Rating agency S&P says Saudi Arabia to be among biggest issuers this year as it seeks to plus budget deficit

MENA sovereigns forecast to borrow $134bn in 2016

Standard & Poor's Ratings Services projects that the 13 Middle East and Northern African (MENA) sovereigns that it rates will borrow an equivalent of $134 billion from long-term commercial sources in 2016.

This compares with borrowing of $143 billion in 2015, which was more than double the $68 billion that S&P expected would be borrowed in that year.

Following a sharp increase in rated MENA sovereign long-term borrowing from commercial sources in 2015, S&P said it forecast a $9 billion, or 6 percent, decline this year.

It said it expects Egypt, Saudi Arabia and Iraq to be the biggest issuers in 2016, adding that absolute debt levels in MENA are likely to increase by $15 billion by year-end 2016, to reach $667 billion in nominal terms.

S&P said it believes the decrease in long-term commercial debt issuance in 2016 compared with 2015 will largely result from a decline in borrowing by the Egyptian government.

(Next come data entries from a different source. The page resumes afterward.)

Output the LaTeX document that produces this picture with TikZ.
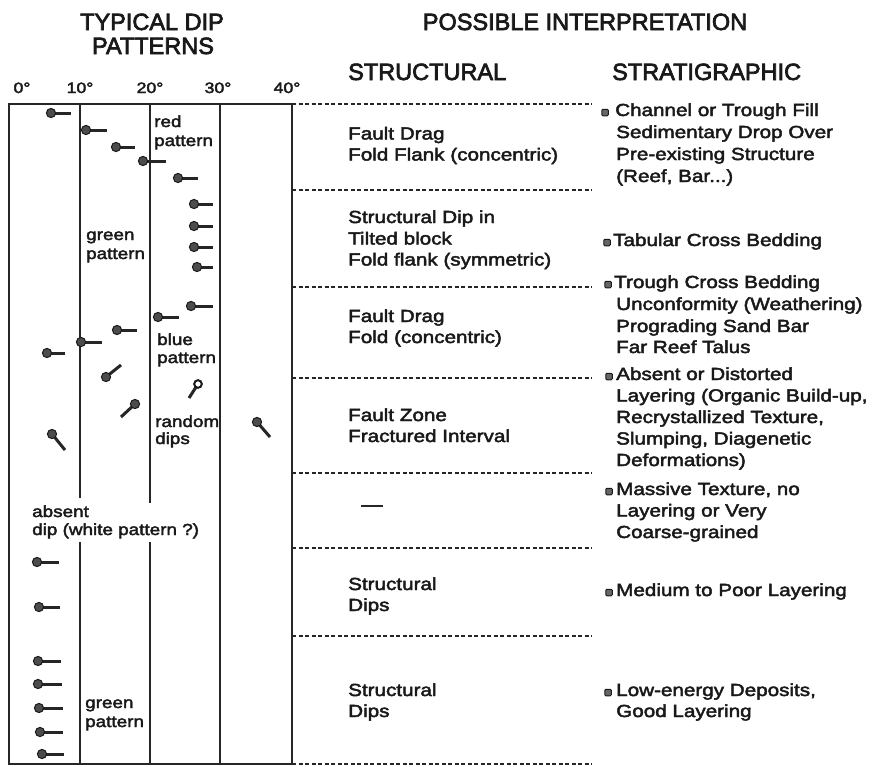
\documentclass[tikz,border=0pt]{standalone}
\usepackage{fontspec}
\setmainfont{Liberation Sans}[FakeStretch=1.18, FakeBold=2.6]
\newfontfamily\headfont{Liberation Sans}[FakeBold=3]
% dip marker: filled head at (#1,#2), tail ending at (#3,#4)
\newcommand\dippin[4]{%
  \draw[tadtail] (#1,#2) -- (#3,#4);
  \filldraw[tadhead] (#1,#2) circle (4.6);}
% dip marker with an open head
\newcommand\dipopen[4]{%
  \draw[tadtail] (#1,#2) -- (#3,#4);
  \filldraw[fill=white, draw=black!90, line width=2pt] (#1,#2) circle (3.8);}
\begin{document}
\begin{tikzpicture}[x=1pt, y=-1pt,
  boxline/.style={line width=1.6pt, draw=black!85},
  divider/.style={line width=1.5pt, dash pattern=on 4pt off 2.5pt, draw=black!85},
  heading/.style={font=\headfont\fontsize{23.5}{28}\selectfont, inner sep=0pt, anchor=base, text=black!90},
  body/.style={font=\fontsize{17.5}{21}\selectfont, anchor=base west, inner sep=0pt, text=black!90},
  tag/.style={font=\fontsize{16}{19}\selectfont, anchor=base west, inner sep=0pt, text=black!90},
  degree/.style={font=\fontsize{15}{18}\selectfont, anchor=base, inner sep=0pt, text=black!90},
  bullet/.style={rectangle, rounded corners=1pt, minimum size=6.5pt, inner sep=0pt, fill=black!60, draw=black!90, line width=1pt},
  tadtail/.style={line width=3pt, draw=black!85},
  tadhead/.style={fill=black!70, draw=black!90, line width=1pt},
]
\useasboundingbox (0,0) rectangle (878,766);

% ---- titles ----
\node[heading] (t1) at (152,30) {TYPICAL DIP};
\node[heading] (t2) at (153,54) {PATTERNS};
\node[heading] (t3) at (585,30) {POSSIBLE INTERPRETATION};
\node[heading, anchor=base west] (t4) at (348,80) {STRUCTURAL};
\node[heading, anchor=base west] (t5) at (612,80) {STRATIGRAPHIC};

% ---- dip scale ----
\node[degree] (d0) at (22,93) {0°};
\node[degree] (d1) at (80,93) {10°};
\node[degree] (d2) at (150,93) {20°};
\node[degree] (d3) at (218,93) {30°};
\node[degree] (d4) at (287,93) {40°};

% ---- dip track ----
\coordinate (tl) at (9,104);
\coordinate (br) at (292,764);
\draw[boxline] (tl) rectangle (br);
\draw[boxline] (80,104) -- (80,498) (80,542) -- (80,764);
\draw[boxline] (150,104) -- (150,503) (150,542) -- (150,764);
\draw[boxline] (220,104) -- (220,764);

% ---- interval dividers ----
\foreach \y in {104,190,287,378,473,548,636,764}
  \draw[divider] (292,\y) -- (592,\y);

% ---- dip markers ----
\dippin{51}{113}{71}{113}
\dippin{86}{130}{107}{130}
\dippin{116}{147}{135}{147}
\dippin{143}{161}{166}{161}
\dippin{178}{178}{198}{178}
\dippin{194}{204}{213}{204}
\dippin{194}{226}{213}{226}
\dippin{194}{247}{213}{247}
\dippin{197}{267}{213}{267}
\dippin{191}{306}{213}{306}
\dippin{158}{317}{179}{317}
\dippin{117}{330}{137}{330}
\dippin{81}{342}{102}{342}
\dippin{47}{353}{65}{353}
\dippin{106}{377}{121}{365}
\dippin{135}{404}{121}{417}
\dipopen{198}{384}{189}{398}
\dippin{52}{434}{65}{450}
\dippin{257}{422}{270}{437}
\dippin{37}{562}{59}{562}
\dippin{39}{607}{60}{607}
\dippin{38}{661}{61}{661}
\dippin{38}{684}{62}{684}
\dippin{39}{708}{63}{708}
\dippin{40}{732}{63}{732}
\dippin{42}{754}{64}{754}

% ---- pattern labels ----
\node[tag] (p1) at (154,127) {red};
\node[tag] (p2) at (154,146) {pattern};
\node[tag] (p3) at (86,240) {green};
\node[tag] (p4) at (86,259) {pattern};
\node[tag] (p5) at (157,345) {blue};
\node[tag] (p6) at (157,363) {pattern};
\node[tag] (p7) at (155,427) {random};
\node[tag] (p8) at (155,444) {dips};
\node[tag] (p9) at (32,517) {absent};
\node[tag] (p10) at (32,535) {dip (white pattern ?)};
\node[tag] (p11) at (85,708) {green};
\node[tag] (p12) at (85,727) {pattern};

% ---- structural interpretation ----
\node[body] (s1) at (348,139.5) {Fault Drag};
\node[body] (s2) at (348,160.5) {Fold Flank (concentric)};
\node[body] (s3) at (348,223) {Structural Dip in};
\node[body] (s4) at (348,244.5) {Tilted block};
\node[body] (s5) at (348,265.5) {Fold flank (symmetric)};
\node[body] (s6) at (348,322) {Fault Drag};
\node[body] (s7) at (348,343) {Fold (concentric)};
\node[body] (s8) at (348,421) {Fault Zone};
\node[body] (s9) at (348,442) {Fractured Interval};
\coordinate (n1) at (361,506);
\coordinate (n2) at (383,506);
\draw[line width=1.4pt, draw=black!85] (n1) -- (n2);
\node[body] (s10) at (348,590) {Structural};
\node[body] (s11) at (348,611) {Dips};
\node[body] (s12) at (348,696) {Structural};
\node[body] (s13) at (348,717) {Dips};

% ---- stratigraphic interpretation ----
\node[bullet] (b1) at (605,112.5) {};
\node[body] (r1) at (615,116) {Channel or Trough Fill};
\node[body] (r2) at (616,138) {Sedimentary Drop Over};
\node[body] (r3) at (616,160) {Pre-existing Structure};
\node[body] (r4) at (616,182) {(Reef, Bar...)};
\node[bullet] (b2) at (607,242.5) {};
\node[body] (r5) at (613,246) {Tabular Cross Bedding};
\node[bullet] (b3) at (608,284.5) {};
\node[body] (r6) at (614,288) {Trough Cross Bedding};
\node[body] (r7) at (616,310) {Unconformity (Weathering)};
\node[body] (r8) at (616,332) {Prograding Sand Bar};
\node[body] (r9) at (616,353) {Far Reef Talus};
\node[bullet] (b4) at (609,376.5) {};
\node[body] (r10) at (616,380) {Absent or Distorted};
\node[body] (r11) at (616,401.5) {Layering (Organic Build-up,};
\node[body] (r12) at (616,423) {Recrystallized Texture,};
\node[body] (r13) at (616,444.5) {Slumping, Diagenetic};
\node[body] (r14) at (616,466) {Deformations)};
\node[bullet] (b5) at (609,491.5) {};
\node[body] (r15) at (616,495) {Massive Texture, no};
\node[body] (r16) at (616,516.5) {Layering or Very};
\node[body] (r17) at (616,538) {Coarse-grained};
\node[bullet] (b6) at (609,592.5) {};
\node[body] (r18) at (616,596) {Medium to Poor Layering};
\node[bullet] (b7) at (608,692.5) {};
\node[body] (r19) at (616,696) {Low-energy Deposits,};
\node[body] (r20) at (616,717) {Good Layering};
\end{tikzpicture}
\end{document}
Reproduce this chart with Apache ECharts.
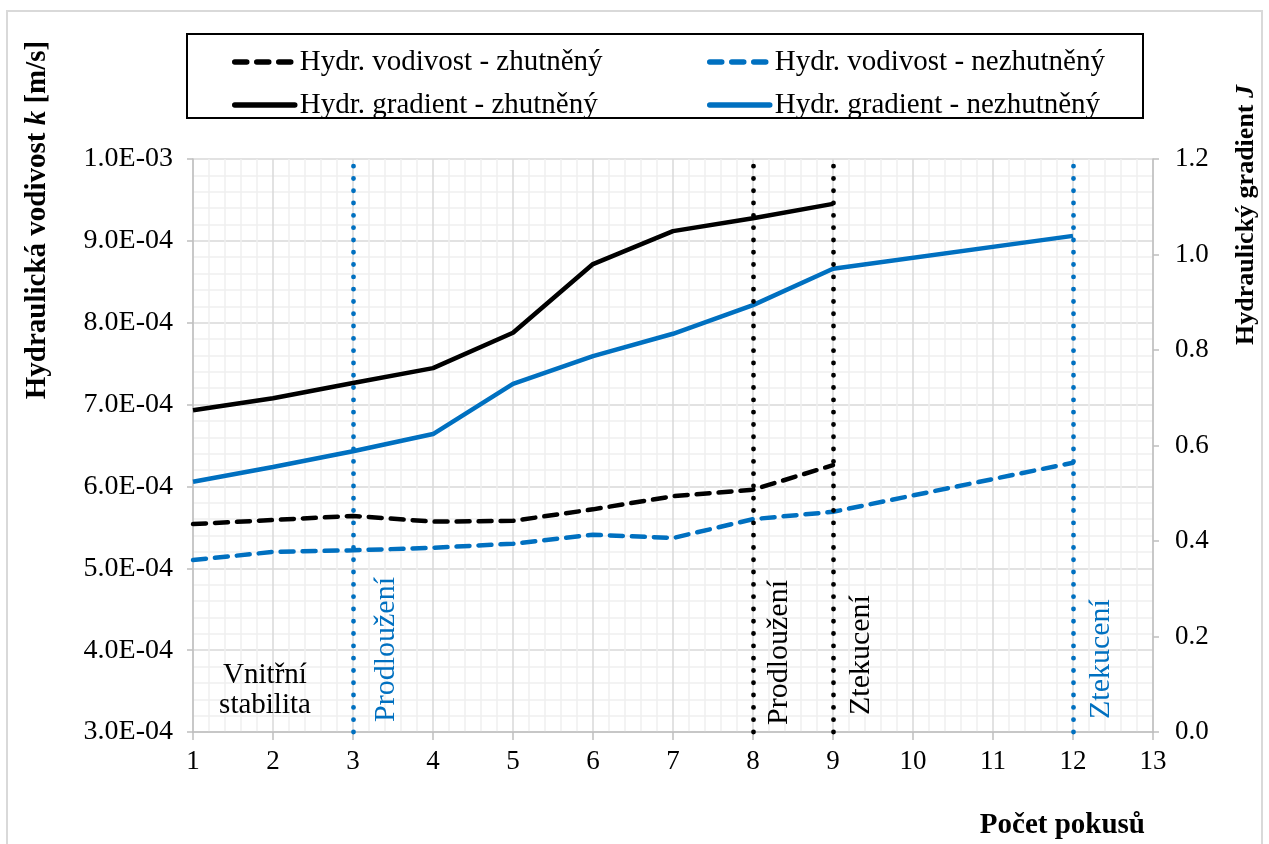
<!DOCTYPE html>
<html>
<head>
<meta charset="utf-8">
<script src="https://cdn.jsdelivr.net/npm/echarts@6/dist/echarts.min.js"></script>
<style>
html, body { margin: 0; background: #fff; }
#chart { width: 1269px; height: 844px; }
</style>
</head>
<body>
<div id="chart"></div>
<script>
// pokusy (x) a hodnoty
var pokusyZhut = [1, 2, 3, 4, 5, 6, 7, 8, 9];
var pokusyNez = [1, 2, 3, 4, 5, 6, 7, 8, 9, 12];
var vodivostZhut = [5.54e-4, 5.59e-4, 5.64e-4, 5.57e-4, 5.58e-4, 5.72e-4, 5.88e-4, 5.96e-4, 6.26e-4];
var vodivostNez = [5.10e-4, 5.20e-4, 5.22e-4, 5.25e-4, 5.30e-4, 5.41e-4, 5.37e-4, 5.60e-4, 5.69e-4, 6.29e-4];
var gradientZhut = [0.674, 0.699, 0.731, 0.762, 0.836, 0.980, 1.049, 1.076, 1.106];
var gradientNez = [0.524, 0.555, 0.588, 0.624, 0.729, 0.787, 0.834, 0.894, 0.970, 1.039];
// hranice stadií (svislé tečkované čáry)
var hraniceZhut = [8, 9];
var hraniceNez = [3, 12];
var popiskyHranic = ['Prodloužení', 'Ztekucení'];

var nazvy = ['Hydr. vodivost - zhutněný', 'Hydr. vodivost - nezhutněný',
             'Hydr. gradient - zhutněný', 'Hydr. gradient - nezhutněný'];

var CERNA = '#000000';
var MODRA = '#0070C0';
var FONT = '"Liberation Serif", "Times New Roman", serif';
var CARKY = [13, 9];

function pary(xs, ys) {
    return xs.map(function (x, i) { return [x, ys[i]]; });
}

function formatExp(v) {
    var s = v.toExponential(1).toUpperCase();
    return s.replace(/E([+-])(\d)$/, function (m, z, d) { return 'E' + z + '0' + d; });
}

function tecky(barva, hodnoty) {
    return {
        silent: true,
        symbol: ['none', 'none'],
        label: { show: false },
        lineStyle: { color: barva, width: 4.8, type: [0.1, 12.2], cap: 'round' },
        data: hodnoty.map(function (x) { return { xAxis: x }; })
    };
}

function polozka(nazev, barva, typ) {
    return {
        name: nazev,
        itemStyle: { opacity: 0 },
        lineStyle: { color: barva, width: 5.5, type: typ, cap: 'round' }
    };
}

var chart = echarts.init(document.getElementById('chart'));

var legendText = { fontFamily: FONT, fontSize: 29, color: '#000', lineHeight: 32 };

chart.setOption({
    animation: false,
    grid: { left: 193, right: 116, top: 159, bottom: 112 },
    legend: [
        {
            left: 227, top: 41, orient: 'vertical', itemGap: 11,
            itemWidth: 60, itemHeight: 14,
            data: [polozka(nazvy[0], CERNA, [12, 10]), polozka(nazvy[2], CERNA, 'solid')],
            textStyle: legendText
        },
        {
            left: 702, top: 41, orient: 'vertical', itemGap: 11,
            itemWidth: 60, itemHeight: 14,
            data: [polozka(nazvy[1], MODRA, [12, 10]), polozka(nazvy[3], MODRA, 'solid')],
            textStyle: legendText
        }
    ],
    xAxis: {
        type: 'value', min: 1, max: 13, interval: 1,
        axisLine: { lineStyle: { color: '#bfbfbf', width: 1.5 } },
        axisTick: { show: true, length: 8, lineStyle: { color: '#bfbfbf', width: 1.5 } },
        axisLabel: { color: '#000', fontFamily: FONT, fontSize: 27, margin: 16 },
        splitLine: { show: true, lineStyle: { color: '#d9d9d9', width: 1.5 } },
        minorTick: { show: false, splitNumber: 5 },
        minorSplitLine: { show: true, lineStyle: { color: '#efefef', width: 1.5 } }
    },
    yAxis: [
        {
            type: 'value', min: 3e-4, max: 1e-3, interval: 1e-4,
            axisLine: { show: true, lineStyle: { color: '#bfbfbf', width: 1.5 } },
            axisTick: { show: true, length: 6, lineStyle: { color: '#bfbfbf', width: 1.5 } },
            axisLabel: { color: '#000', fontFamily: FONT, fontSize: 28, margin: 20, formatter: formatExp },
            splitLine: { show: true, lineStyle: { color: '#d9d9d9', width: 1.5 } },
            minorTick: { show: false, splitNumber: 5 },
            minorSplitLine: { show: true, lineStyle: { color: '#efefef', width: 1.5 } }
        },
        {
            type: 'value', min: 0, max: 1.2, interval: 0.2, position: 'right',
            axisLine: { show: true, lineStyle: { color: '#bfbfbf', width: 1.5 } },
            axisTick: { show: true, length: 6, lineStyle: { color: '#bfbfbf', width: 1.5 } },
            axisLabel: {
                color: '#000', fontFamily: FONT, fontSize: 27, margin: 22,
                formatter: function (v) { return v.toFixed(1); }
            },
            splitLine: { show: false }
        }
    ],
    series: [
        {
            name: nazvy[0], type: 'line', yAxisIndex: 0, symbol: 'none', z: 3,
            data: pary(pokusyZhut, vodivostZhut),
            lineStyle: { color: CERNA, width: 4.5, type: CARKY, cap: 'round' },
            itemStyle: { color: CERNA }
        },
        {
            name: nazvy[1], type: 'line', yAxisIndex: 0, symbol: 'none', z: 3,
            data: pary(pokusyNez, vodivostNez),
            lineStyle: { color: MODRA, width: 4.5, type: CARKY, cap: 'round' },
            itemStyle: { color: MODRA }
        },
        {
            name: nazvy[2], type: 'line', yAxisIndex: 1, symbol: 'none', z: 3,
            data: pary(pokusyZhut, gradientZhut),
            lineStyle: { color: CERNA, width: 4.5 },
            itemStyle: { color: CERNA },
            markLine: tecky(CERNA, hraniceZhut)
        },
        {
            name: nazvy[3], type: 'line', yAxisIndex: 1, symbol: 'none', z: 3,
            data: pary(pokusyNez, gradientNez),
            lineStyle: { color: MODRA, width: 4.5 },
            itemStyle: { color: MODRA },
            markLine: tecky(MODRA, hraniceNez)
        }
    ]
});

// popisky: svislé texty u hranic, názvy os, rámečky
var dole = chart.convertToPixel({ gridIndex: 0 }, [1, 3e-4])[1];
function svislyPopis(x, text, barva, dx, dy) {
    var px = chart.convertToPixel({ xAxisIndex: 0 }, x);
    return {
        type: 'text', x: px + dx, y: dole - dy, rotation: Math.PI / 2,
        style: { text: text, fill: barva, font: '30px ' + FONT, align: 'left', verticalAlign: 'middle' }
    };
}

chart.setOption({
    graphic: [
        { type: 'rect', shape: { x: 7, y: 11, width: 1255, height: 860 },
          style: { fill: null, stroke: '#d9d9d9', lineWidth: 2 }, z: -1 },
        { type: 'rect', shape: { x: 187, y: 34, width: 956, height: 84 },
          style: { fill: null, stroke: '#000', lineWidth: 2 } },
        svislyPopis(hraniceNez[0], popiskyHranic[0], MODRA, 33, 10),
        svislyPopis(hraniceZhut[0], popiskyHranic[0], CERNA, 26, 7),
        svislyPopis(hraniceZhut[1], popiskyHranic[1], CERNA, 28, 17),
        svislyPopis(hraniceNez[1], popiskyHranic[1], MODRA, 28, 13),
        { type: 'text', x: 265, y: 690,
          style: { text: 'Vnitřní\nstabilita', fill: '#000', font: '29px ' + FONT,
                   align: 'center', verticalAlign: 'middle', lineHeight: 30 } },
        { type: 'text', x: 38, y: 220, rotation: Math.PI / 2,
          style: {
              text: '{a|Hydraulická vodivost }{b|k}{a| [m/s]}',
              align: 'center', verticalAlign: 'middle',
              rich: {
                  a: { fontFamily: FONT, fontSize: 29, fontWeight: 'bold', fill: '#000' },
                  b: { fontFamily: FONT, fontSize: 29, fontWeight: 'bold', fontStyle: 'italic', fill: '#000' }
              }
          } },
        { type: 'text', x: 1246, y: 215, rotation: Math.PI / 2,
          style: {
              text: '{a|Hydraulický gradient }{b|J}',
              align: 'center', verticalAlign: 'middle',
              rich: {
                  a: { fontFamily: FONT, fontSize: 26, fontWeight: 'bold', fill: '#000' },
                  b: { fontFamily: FONT, fontSize: 26, fontWeight: 'bold', fontStyle: 'italic', fill: '#000' }
              }
          } },
        { type: 'text', x: 1145, y: 826,
          style: { text: 'Počet pokusů', fill: '#000', font: 'bold 29px ' + FONT,
                   align: 'right', verticalAlign: 'middle' } }
    ]
});
</script>
</body>
</html>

About 40 percent, or $53 billion, of the sovereigns' gross borrowing will be to refinance maturing long-term debt, compared with $61 billion in 2015, resulting in an estimated net borrowing requirement of $81 billion, it added.

Consequently, S&P projects that the commercial debt stock of the MENA sovereigns it rates will reach an equivalent of $667 billion by the end of 2016, up by $85 billion, or 15 percent, from 2015.

"The more than 70 percent decline in oil prices since mid-2014 has weakened GCC countries' public finances, resulting in government deficits for most sovereigns. The financing needs of some GCC governments are apparent, but it remains unclear in some cases exactly how the deficits will be financed, in terms of the mix between asset drawdowns and debt issuance," said S&P.

The ratings agency added that historically, the appetite for GCC sovereigns to increase their debt burdens has been relatively limited.

"We expect Saudi Arabia to account for nearly 70 percent of the GCC countries' total borrowing in 2016 and to become the second-largest issuer of commercial debt in the MENA region," S&P said.